I would like to prove that Brownian motion, denoted $B_t$, is not of bounded variation using the fact that its quadratic variation is finite.
Here is my attempt:
Consider $[t,s]\subset[0,+\infty)$ and a sequence $(\pi_n)_n$ of partitions such that the diameter $\lvert \pi_n\rvert\to 0$ as $n\to\infty$. We know that
$$
\| T_{[s,t]}^{\pi_n}(B) – (s-t)\|_{L^2}\to_{n\to\infty} 0\quad\text{where}\quad T_{[s,t]}^{\pi_n}(B) = \sum_{i=0}^{n-1}(B_{t_{i+1}} – B_{t_{i}})^{2}
$$
The convergence in $L^2$ implies the existence of a subsequence $T_{[s,t]}^{\pi_{n_k}}(B)$ that converges almost surely to $s-t$, we denote $A$ this set. Now we notice that the Brownian motion is almost surely continuous in its trajectory, denote $B$ the set associated to this. Then we have that $\mathbb{P}(C)=\mathbb{P}(A\cap B) = 1$.
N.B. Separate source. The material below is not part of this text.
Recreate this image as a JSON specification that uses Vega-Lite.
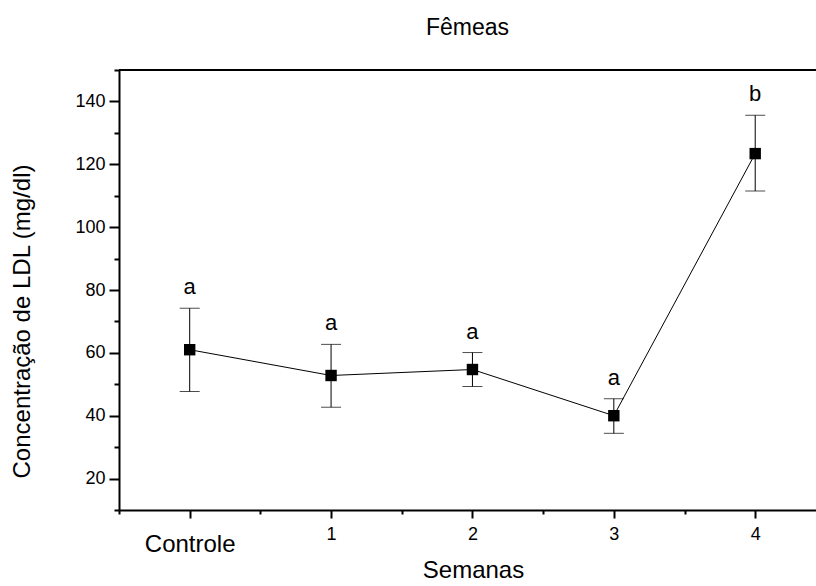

Now take $\omega\in C$, we know that $B_t(\omega)$ is uniformly continuous on $[t,s]$. Take $\epsilon>0$, there exists $\delta>0$ such that for all $p,q\in [t,s]$ satisfying $\lvert p-q\rvert\leq\delta$ we have $\lvert B_p(\omega) – B_q(\omega)\rvert\leq\epsilon$. Moreover, for the subsequence $\pi_{n_k}$ there exists a rank $N\in\mathbb{N}$ such that for all $n_k\geq N$ we have $\lvert\pi_{n_k}\rvert\leq\delta$. Thus we have
$$
T_{[s,t]}^{\pi_{n_k}}(B(\omega))= \sum_{i=0}^{n-1}(B_{t_{i+1}}(\omega) – B_{t_{i}}(\omega))^{2} = \epsilon\sum_{i=0}^{n-1}\lvert B_{t_{i+1}}(\omega) – B_{t_{i}}(\omega)\rvert\leq \epsilon V_{t,s}(B(\omega))
$$
But we know that $T_{[s,t]}^{\pi_{n_k}}(B(\omega)$ converges to $s-t$ which is strictly positive so this implies that the constant $V_{t,s}(B(\omega))$ which is the variation of $B_t$ on the interval $[t,s]$ is equal to $\infty$.
I would like first to know if my reasoning is correct and if you have another way to prove this I would be glad to see this.
Best Answer
Minor nitpick: you meant (before your edit) for all $|p-q| < \delta$.
Another way to see this is to prove the more general result that a continuous martingale $M_t$ of bounded variation is in fact constant. Say, WLOG, that $M_0=0$ and observe that: $$\mathbb{E}(M_T^2) = \mathbb{E} \left[ \sum_{i\in \pi_n} (M_{t_{i+1}} -M_{t_i})^2\right] \leq V_{[0,T]}(M) \mathbb{E} \left[ \sup_{i\in\pi_n} |M_{t_{i+1}} - M_{t_i}| \right] \to 0$$ where the limit is due to uniform continuity of the paths of $M$ on $[0,T]$ and the fact $V_{[0,T]}(M) < \infty$. This implies $M_t = 0$ for all $t$.
Since Brownian motion is a non-constant martingale, it must be of unbounded variation.